Economist John Hawksworth thinks the Treasury is on track for 50 billion of borrowing this year, even without any additional measures. In cash terms, the record 51 billion of 1993-94 is in sight.

Last week, Osborne opened up a new front, criticising Labour for burdening future generations with the consequences of its economic mistakes. The government was "willing to mortgage the country for its own short-term survival", he said. The Tories will attack any autumn giveaway on this basis.

They, to recall one of Margaret Thatcher's famous lines, are enjoying this. The question for them is when to lift the veil on the detail of their economic plans, without giving too many hostages to fortune or ideas for the government to pinch.

In the recent past, the Tories have suffered from providing too much detail, as did Labour in 1992. And so far the plans that Osborne has put up for the government to steal, notably his proposed tax clampdown on non-doms, turned out to be elephant traps for the Treasury.

The economic battle between the parties is about to enter its most intense phase. Labour have to put the errors and confusion of the past 12 months behind them. The Tories' aim has to be to not let them.

PS: All good things come to an end and, according to the Office for National Statistics, Britain's record expansion finished in the second quarter, growth being revised down from 0.2% to zero.

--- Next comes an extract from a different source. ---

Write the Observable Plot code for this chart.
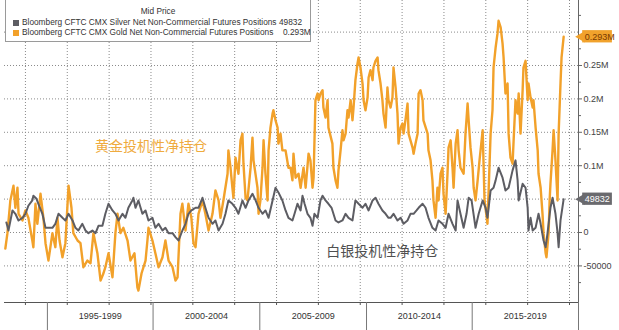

So the record was 63 consecutive quarters of growth, not 64, and the economy will require Houdini-like properties to avoid a quarter or two of declining GDP, with most economists picking the current three-month period as being the one likely to show the first negative number.

Everything was weak in the second quarter. On the output side, manufacturing and construction fell, while services grew only modestly. As for expenditure, household spending slipped marginally but investment was sharply lower.

I would make more of the end of the great expansion were it not for the fact that we are due a big so-called Blue Book revision of the national accounts figures on September 30. That may give us a different picture of the economy's recent performance, though it will not change the fact that we are in a sharp slowdown.